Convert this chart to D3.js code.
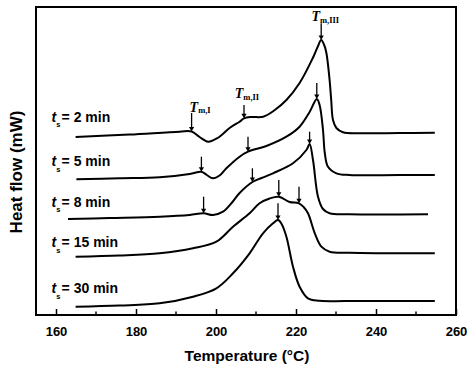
<!DOCTYPE html>
<html><head><meta charset="utf-8">
<script src="https://cdn.jsdelivr.net/npm/d3@7"></script>
<style>
html,body{margin:0;padding:0;background:#fff;}
</style></head>
<body><svg id="c" width="474" height="371" style="font-family:Arial,'Liberation Sans',sans-serif"></svg>
<script>
// ---- data ----
const seriesNames = ["2 min","5 min","8 min","15 min","30 min"];
const s2min = [[164.9,17.8],[178.4,18.05],[190.9,18.33],[193.9,18.35],[195.9,17.8],[198.0,17.33],[200.4,17.7],[203.4,18.7],[205.9,19.33],[207.0,19.67],[208.9,19.8],[211.8,19.83],[214.7,20.5],[217.6,21.5],[220.9,23.2],[224.2,25.7],[225.4,26.8],[226.3,27.5],[227.05,27.0],[227.6,26.2],[228.4,23.5],[228.8,21.5],[229.25,19.5],[230.1,18.7],[231.75,18.27],[235.9,18.17],[245.9,18.2],[254.7,18.23]];
const s5min = [[165.1,13.57],[175.9,13.67],[185.9,13.77],[193.4,14.1],[196.35,14.33],[197.7,14.0],[199.25,13.67],[200.9,13.95],[202.6,14.67],[205.9,15.83],[208.0,16.33],[212.6,16.9],[217.6,17.83],[220.9,18.83],[223.4,20.3],[225.2,21.6],[225.9,21.0],[226.75,18.5],[227.2,16.2],[228.0,14.83],[230.1,14.17],[233.4,14.0],[245.9,14.0],[254.7,14.0]];
const s8min = [[163.0,9.6],[173.4,9.7],[185.9,9.83],[193.4,10.0],[196.9,10.17],[199.25,10.0],[201.75,10.33],[203.9,11.2],[205.9,12.2],[209.1,13.3],[211.4,13.7],[214.25,14.17],[219.25,15.17],[222.6,16.5],[223.4,17.1],[224.25,15.5],[225.5,11.83],[226.75,10.6],[228.4,10.17],[233.4,10.07],[253.0,10.07]];
const s15min = [[164.9,5.83],[175.9,5.95],[185.9,6.17],[194.25,6.67],[200.1,7.33],[204.25,8.83],[208.4,10.17],[210.9,11.17],[213.4,11.65],[215.7,11.83],[218.4,11.3],[220.75,11.17],[221.9,10.8],[223.0,10.17],[224.7,8.17],[226.35,6.83],[228.4,6.33],[233.4,6.22],[254.7,6.17]];
const s30min = [[164.9,0.83],[175.9,0.95],[185.9,1.17],[194.25,1.83],[200.1,2.67],[204.25,4.17],[208.4,6.17],[211.75,8.17],[214.25,9.17],[215.5,9.5],[216.4,9.1],[217.6,7.83],[219.25,4.83],[220.9,2.83],[223.0,1.67],[225.9,1.43],[235.9,1.4],[254.7,1.4]];
const seriesData = [s2min,s5min,s8min,s15min,s30min];
const labelValues = [19.33,14.9,10.83,6.8,2.2];   // heat-flow level of each t_s label
const labelTemp = 158.9;
// arrows: [temperature, tip value, tail value]
const arrows = [[193.9,18.35,20.2],[207.0,19.67,21.0],[226.3,27.5,29.17],
  [196.35,14.33,15.83],[208.0,16.33,17.83],[225.2,21.6,23.2],
  [196.9,10.17,11.83],[209.1,13.3,14.67],[223.4,17.1,18.33],
  [215.7,11.83,13.5],[220.75,11.17,12.83],
  [215.5,9.5,11.17]];
// peak labels: [temperature, value, subscript]
const peakLabels = [[193.4,20.33,"m,I"],[204.7,21.67,"m,II"],[223.85,29.4,"m,III"]];
const xTicks = [160,180,200,220,240,260];
const xMinor = [170,190,210,230,250];

// ---- drawing ----
const svg = d3.select("#c");
const x = d3.scaleLinear().domain([155,260]).range([36,456]);
const y = d3.scaleLinear().domain([0,30.8]).range([315,7]);

const line = d3.line().x(d=>x(d[0])).y(d=>y(d[1])).curve(d3.curveCatmullRom.alpha(0.5));
svg.append("g").selectAll("path").data(seriesData).join("path")
  .attr("d",line).attr("fill","none").attr("stroke","#000").attr("stroke-width",2)
  .attr("stroke-linejoin","round");

// frame
svg.append("rect").attr("x",x(155)).attr("y",y(30.8)).attr("width",x(260)-x(155)).attr("height",y(0)-y(30.8))
  .attr("fill","none").attr("stroke","#000").attr("stroke-width",2);

// bottom axis, inward ticks
const xa = svg.append("g").attr("transform",`translate(0,${y(0)})`)
  .call(d3.axisBottom(x).tickValues(xTicks).tickSize(-6).tickPadding(12).tickFormat(d3.format("d")));
xa.attr("font-family",null).attr("font-size",null);
xa.select(".domain").remove();
xa.selectAll("line").attr("stroke","#000").attr("stroke-width",1.5);
xa.selectAll("text").style("font-size","13px").style("font-weight","bold").attr("fill","#000")
  .style("font-family","Arial,'Liberation Sans',sans-serif");
svg.append("g").selectAll("line").data(xMinor).join("line")
  .attr("x1",d=>x(d)).attr("x2",d=>x(d)).attr("y1",y(0)).attr("y2",y(0)-3.5)
  .attr("stroke","#000").attr("stroke-width",1.5);

// axis titles
svg.append("text").attr("x",247).attr("y",361).attr("text-anchor","middle")
  .style("font-size","15.5px").style("font-weight","bold").text("Temperature (°C)");
svg.append("text").attr("transform","translate(21.5,172) rotate(-90)").attr("text-anchor","middle")
  .style("font-size","17px").style("font-weight","bold").text("Heat flow (mW)");

// t_s labels
const lg = svg.append("g").selectAll("g").data(seriesNames).join("g")
  .attr("transform",(d,i)=>`translate(${x(labelTemp)},${y(labelValues[i])})`);
lg.append("text").attr("x",0).attr("y",0).style("font-size","14px").style("font-weight","bold")
  .style("font-style","italic").text("t");
lg.append("text").attr("x",4.6).attr("y",5.5).style("font-size","7.5px").style("font-weight","bold").text("s");
lg.append("text").attr("x",10).attr("y",0).style("font-size","14px").style("font-weight","bold").text(d=>"= "+d);

// arrows
const ag = svg.append("g").selectAll("g").data(arrows).join("g");
ag.append("line").attr("x1",d=>x(d[0])).attr("x2",d=>x(d[0])).attr("y1",d=>y(d[2])).attr("y2",d=>y(d[1])-3)
  .attr("stroke","#000").attr("stroke-width",1.3);
ag.append("path").attr("d",d=>{const X=x(d[0]),Y=y(d[1]);return `M${X-2.6},${Y-4.5}L${X+2.6},${Y-4.5}L${X},${Y}Z`;})
  .attr("fill","#000");

// peak labels
const pl = svg.append("g").selectAll("text").data(peakLabels).join("text")
  .attr("x",d=>x(d[0])).attr("y",d=>y(d[1]))
  .style("font-family","'Liberation Serif','Times New Roman',serif").style("font-weight","bold");
pl.append("tspan").style("font-style","italic").style("font-size","14px").text("T");
pl.append("tspan").style("font-size","8.5px").attr("dy",1.5).text(d=>d[2]);
</script></body></html>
..........
● What to do
Replicate the material above verbatim; images stay out of the copy.

● Answer to this problem
Convert this chart to D3.js code.
<!DOCTYPE html>
<html><head><meta charset="utf-8">
<script src="https://cdn.jsdelivr.net/npm/d3@7"></script>
<style>
html,body{margin:0;padding:0;background:#fff;}
</style></head>
<body><svg id="c" width="474" height="371" style="font-family:Arial,'Liberation Sans',sans-serif"></svg>
<script>
// ---- data ----
const seriesNames = ["2 min","5 min","8 min","15 min","30 min"];
const s2min = [[164.9,17.8],[178.4,18.05],[190.9,18.33],[193.9,18.35],[195.9,17.8],[198.0,17.33],[200.4,17.7],[203.4,18.7],[205.9,19.33],[207.0,19.67],[208.9,19.8],[211.8,19.83],[214.7,20.5],[217.6,21.5],[220.9,23.2],[224.2,25.7],[225.4,26.8],[226.3,27.5],[227.05,27.0],[227.6,26.2],[228.4,23.5],[228.8,21.5],[229.25,19.5],[230.1,18.7],[231.75,18.27],[235.9,18.17],[245.9,18.2],[254.7,18.23]];
const s5min = [[165.1,13.57],[175.9,13.67],[185.9,13.77],[193.4,14.1],[196.35,14.33],[197.7,14.0],[199.25,13.67],[200.9,13.95],[202.6,14.67],[205.9,15.83],[208.0,16.33],[212.6,16.9],[217.6,17.83],[220.9,18.83],[223.4,20.3],[225.2,21.6],[225.9,21.0],[226.75,18.5],[227.2,16.2],[228.0,14.83],[230.1,14.17],[233.4,14.0],[245.9,14.0],[254.7,14.0]];
const s8min = [[163.0,9.6],[173.4,9.7],[185.9,9.83],[193.4,10.0],[196.9,10.17],[199.25,10.0],[201.75,10.33],[203.9,11.2],[205.9,12.2],[209.1,13.3],[211.4,13.7],[214.25,14.17],[219.25,15.17],[222.6,16.5],[223.4,17.1],[224.25,15.5],[225.5,11.83],[226.75,10.6],[228.4,10.17],[233.4,10.07],[253.0,10.07]];
const s15min = [[164.9,5.83],[175.9,5.95],[185.9,6.17],[194.25,6.67],[200.1,7.33],[204.25,8.83],[208.4,10.17],[210.9,11.17],[213.4,11.65],[215.7,11.83],[218.4,11.3],[220.75,11.17],[221.9,10.8],[223.0,10.17],[224.7,8.17],[226.35,6.83],[228.4,6.33],[233.4,6.22],[254.7,6.17]];
const s30min = [[164.9,0.83],[175.9,0.95],[185.9,1.17],[194.25,1.83],[200.1,2.67],[204.25,4.17],[208.4,6.17],[211.75,8.17],[214.25,9.17],[215.5,9.5],[216.4,9.1],[217.6,7.83],[219.25,4.83],[220.9,2.83],[223.0,1.67],[225.9,1.43],[235.9,1.4],[254.7,1.4]];
const seriesData = [s2min,s5min,s8min,s15min,s30min];
const labelValues = [19.33,14.9,10.83,6.8,2.2];   // heat-flow level of each t_s label
const labelTemp = 158.9;
// arrows: [temperature, tip value, tail value]
const arrows = [[193.9,18.35,20.2],[207.0,19.67,21.0],[226.3,27.5,29.17],
  [196.35,14.33,15.83],[208.0,16.33,17.83],[225.2,21.6,23.2],
  [196.9,10.17,11.83],[209.1,13.3,14.67],[223.4,17.1,18.33],
  [215.7,11.83,13.5],[220.75,11.17,12.83],
  [215.5,9.5,11.17]];
// peak labels: [temperature, value, subscript]
const peakLabels = [[193.4,20.33,"m,I"],[204.7,21.67,"m,II"],[223.85,29.4,"m,III"]];
const xTicks = [160,180,200,220,240,260];
const xMinor = [170,190,210,230,250];

// ---- drawing ----
const svg = d3.select("#c");
const x = d3.scaleLinear().domain([155,260]).range([36,456]);
const y = d3.scaleLinear().domain([0,30.8]).range([315,7]);

const line = d3.line().x(d=>x(d[0])).y(d=>y(d[1])).curve(d3.curveCatmullRom.alpha(0.5));
svg.append("g").selectAll("path").data(seriesData).join("path")
  .attr("d",line).attr("fill","none").attr("stroke","#000").attr("stroke-width",2)
  .attr("stroke-linejoin","round");

// frame
svg.append("rect").attr("x",x(155)).attr("y",y(30.8)).attr("width",x(260)-x(155)).attr("height",y(0)-y(30.8))
  .attr("fill","none").attr("stroke","#000").attr("stroke-width",2);

// bottom axis, inward ticks
const xa = svg.append("g").attr("transform",`translate(0,${y(0)})`)
  .call(d3.axisBottom(x).tickValues(xTicks).tickSize(-6).tickPadding(12).tickFormat(d3.format("d")));
xa.attr("font-family",null).attr("font-size",null);
xa.select(".domain").remove();
xa.selectAll("line").attr("stroke","#000").attr("stroke-width",1.5);
xa.selectAll("text").style("font-size","13px").style("font-weight","bold").attr("fill","#000")
  .style("font-family","Arial,'Liberation Sans',sans-serif");
svg.append("g").selectAll("line").data(xMinor).join("line")
  .attr("x1",d=>x(d)).attr("x2",d=>x(d)).attr("y1",y(0)).attr("y2",y(0)-3.5)
  .attr("stroke","#000").attr("stroke-width",1.5);

// axis titles
svg.append("text").attr("x",247).attr("y",361).attr("text-anchor","middle")
  .style("font-size","15.5px").style("font-weight","bold").text("Temperature (°C)");
svg.append("text").attr("transform","translate(21.5,172) rotate(-90)").attr("text-anchor","middle")
  .style("font-size","17px").style("font-weight","bold").text("Heat flow (mW)");

// t_s labels
const lg = svg.append("g").selectAll("g").data(seriesNames).join("g")
  .attr("transform",(d,i)=>`translate(${x(labelTemp)},${y(labelValues[i])})`);
lg.append("text").attr("x",0).attr("y",0).style("font-size","14px").style("font-weight","bold")
  .style("font-style","italic").text("t");
lg.append("text").attr("x",4.6).attr("y",5.5).style("font-size","7.5px").style("font-weight","bold").text("s");
lg.append("text").attr("x",10).attr("y",0).style("font-size","14px").style("font-weight","bold").text(d=>"= "+d);

// arrows
const ag = svg.append("g").selectAll("g").data(arrows).join("g");
ag.append("line").attr("x1",d=>x(d[0])).attr("x2",d=>x(d[0])).attr("y1",d=>y(d[2])).attr("y2",d=>y(d[1])-3)
  .attr("stroke","#000").attr("stroke-width",1.3);
ag.append("path").attr("d",d=>{const X=x(d[0]),Y=y(d[1]);return `M${X-2.6},${Y-4.5}L${X+2.6},${Y-4.5}L${X},${Y}Z`;})
  .attr("fill","#000");

// peak labels
const pl = svg.append("g").selectAll("text").data(peakLabels).join("text")
  .attr("x",d=>x(d[0])).attr("y",d=>y(d[1]))
  .style("font-family","'Liberation Serif','Times New Roman',serif").style("font-weight","bold");
pl.append("tspan").style("font-style","italic").style("font-size","14px").text("T");
pl.append("tspan").style("font-size","8.5px").attr("dy",1.5).text(d=>d[2]);
</script></body></html>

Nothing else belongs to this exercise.